Using non-vulkan inference engine on amd strix halo

Hi all :slight_smile:

I have been attempting to use my new strix halo (128Gb unified memory) machine to run AI models. So far, I have only been able to get models running with the vulkan backend. I was wondering if anyone has figured out a way to run with rocm or vllm (mainly rocm). I keep seeing online that there were issues with an older kernel issue, but kernel 6.18.4 fixed the issue.
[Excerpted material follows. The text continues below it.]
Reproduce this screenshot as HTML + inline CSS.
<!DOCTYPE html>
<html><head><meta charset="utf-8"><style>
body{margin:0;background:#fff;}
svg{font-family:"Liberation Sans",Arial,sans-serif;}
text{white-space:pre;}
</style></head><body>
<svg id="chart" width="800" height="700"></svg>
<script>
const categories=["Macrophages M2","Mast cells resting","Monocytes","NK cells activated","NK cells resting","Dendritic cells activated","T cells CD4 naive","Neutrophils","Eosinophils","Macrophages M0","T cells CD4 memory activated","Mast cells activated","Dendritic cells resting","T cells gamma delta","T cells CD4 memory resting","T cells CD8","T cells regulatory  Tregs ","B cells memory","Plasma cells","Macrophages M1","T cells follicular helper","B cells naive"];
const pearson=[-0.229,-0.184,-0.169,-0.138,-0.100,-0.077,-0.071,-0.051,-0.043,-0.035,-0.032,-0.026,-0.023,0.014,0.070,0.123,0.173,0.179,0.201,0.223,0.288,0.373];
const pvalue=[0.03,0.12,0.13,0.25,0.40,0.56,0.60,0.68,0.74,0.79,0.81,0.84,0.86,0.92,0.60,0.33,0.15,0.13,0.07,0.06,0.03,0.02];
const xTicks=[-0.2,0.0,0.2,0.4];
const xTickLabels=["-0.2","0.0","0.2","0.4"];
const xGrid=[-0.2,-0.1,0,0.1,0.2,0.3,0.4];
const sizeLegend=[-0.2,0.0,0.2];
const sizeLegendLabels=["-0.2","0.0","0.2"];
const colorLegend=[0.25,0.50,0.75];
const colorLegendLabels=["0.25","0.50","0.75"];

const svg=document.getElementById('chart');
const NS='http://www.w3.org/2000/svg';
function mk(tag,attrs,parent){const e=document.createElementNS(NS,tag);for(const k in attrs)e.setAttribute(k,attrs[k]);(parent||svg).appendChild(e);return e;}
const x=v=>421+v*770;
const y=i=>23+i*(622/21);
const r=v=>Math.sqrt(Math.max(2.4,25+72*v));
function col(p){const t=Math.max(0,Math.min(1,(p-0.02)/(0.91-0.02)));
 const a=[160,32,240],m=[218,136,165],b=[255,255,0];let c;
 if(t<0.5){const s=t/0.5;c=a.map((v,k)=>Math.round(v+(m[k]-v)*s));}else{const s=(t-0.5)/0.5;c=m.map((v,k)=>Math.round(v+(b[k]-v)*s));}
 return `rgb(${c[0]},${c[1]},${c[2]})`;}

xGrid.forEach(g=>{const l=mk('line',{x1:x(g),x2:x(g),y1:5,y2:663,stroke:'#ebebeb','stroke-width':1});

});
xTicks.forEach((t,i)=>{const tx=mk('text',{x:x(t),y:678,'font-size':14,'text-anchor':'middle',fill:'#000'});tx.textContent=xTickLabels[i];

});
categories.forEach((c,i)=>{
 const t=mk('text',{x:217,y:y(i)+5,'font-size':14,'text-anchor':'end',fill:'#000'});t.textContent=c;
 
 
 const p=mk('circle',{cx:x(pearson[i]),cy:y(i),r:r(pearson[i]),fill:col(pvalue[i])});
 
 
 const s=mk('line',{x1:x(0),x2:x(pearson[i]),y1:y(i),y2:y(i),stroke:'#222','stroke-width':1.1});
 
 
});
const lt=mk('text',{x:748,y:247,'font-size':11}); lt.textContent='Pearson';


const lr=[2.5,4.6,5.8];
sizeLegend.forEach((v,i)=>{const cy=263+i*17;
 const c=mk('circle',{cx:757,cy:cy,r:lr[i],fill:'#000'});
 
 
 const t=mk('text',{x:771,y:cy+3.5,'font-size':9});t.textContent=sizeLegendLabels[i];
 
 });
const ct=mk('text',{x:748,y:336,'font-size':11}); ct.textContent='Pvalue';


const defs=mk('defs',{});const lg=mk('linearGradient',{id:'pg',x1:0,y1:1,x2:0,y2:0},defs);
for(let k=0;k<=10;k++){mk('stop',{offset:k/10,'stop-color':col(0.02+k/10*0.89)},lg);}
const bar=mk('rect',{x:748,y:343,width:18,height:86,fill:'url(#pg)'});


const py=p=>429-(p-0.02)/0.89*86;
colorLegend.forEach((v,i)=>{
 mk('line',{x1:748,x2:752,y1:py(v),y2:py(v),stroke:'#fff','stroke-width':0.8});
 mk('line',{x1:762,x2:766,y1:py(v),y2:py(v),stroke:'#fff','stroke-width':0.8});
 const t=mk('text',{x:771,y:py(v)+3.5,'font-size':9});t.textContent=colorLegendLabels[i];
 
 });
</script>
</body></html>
I am currently on 6.19.3 and no such luck :slight_smile:

As an example on how I got a gguf model working using vulkan, I have the following (I leave it here so maybe others can suggest quick tweaks to what I already have to get rocm working):

{ config, lib, pkgs, ... }:

with lib;

let
  cfg = config.services.llm-services.gpt-oss;
in
{
  options.services.llm-services.gpt-oss = {
    enable = mkEnableOption "QwQ-32B Reasoning Service (Port 8013)";
    modelPath = mkOption {
      type = types.str;
      default = "/var/lib/llama-cpp-models/qwq_32b_q4km.gguf";
      description = "Path to the QwQ-32B GGUF model.";
    };
  };

  config = mkIf cfg.enable {
    systemd.services.llama-cpp-reasoning = {
      description = "LLaMA C++ server (Reasoning - QwQ-32B)";
      after = [ "network.target" ];
      wantedBy = [ "multi-user.target" ];
      environment = {
        XDG_CACHE_HOME = "/var/cache/llama-cpp-reasoning";
        RADV_PERFTEST = "aco";
        AMD_VULKAN_ICD = "RADV";
        # Inject Lemonade Runtime Libs (as per working config)
        LD_LIBRARY_PATH = lib.makeLibraryPath [
          pkgs.rocmPackages.clr
          pkgs.vulkan-loader
          pkgs.libdrm
        ];
      };
      serviceConfig = {
        User = "salhashemi2";
        Group = "users";
        CacheDirectory = "llama-cpp-reasoning";
        RuntimeDirectory = "llama-cpp-reasoning";
        DeviceAllow = [ "/dev/dri/renderD128" "/dev/dri/card0" "/dev/kfd" ];
        PrivateDevices = false;
        ExecStart = "${pkgs.llama-cpp.override { vulkanSupport = true; }}/bin/llama-server --model ${cfg.modelPath} --port 8013 --host 0.0.0.0 --n-gpu-layers 65 --cache-type-k q8_0 --cache-type-v q8_0 --ctx-size 32768 --jinja --threads 16 --device Vulkan0 --flash-attn 1 --no-mmap --parallel 1";
        ExecStartPre = "${pkgs.coreutils}/bin/sleep 2";
        Restart = "on-failure";
        RestartSec = "5s";
      };
    };
  };
}

Any help/discussion on the topic is appreciated :slight_smile: Exciting times we live in!

2 Likes

Following because I’m trying to do the same.

Use pkgs.pkgsRocm.llama-cpp, it should work without other flags, don’t set extra LD_LIBRARY_PATH values.

If it’s not working, in what way is it failing and what nixpkgs revision are you on?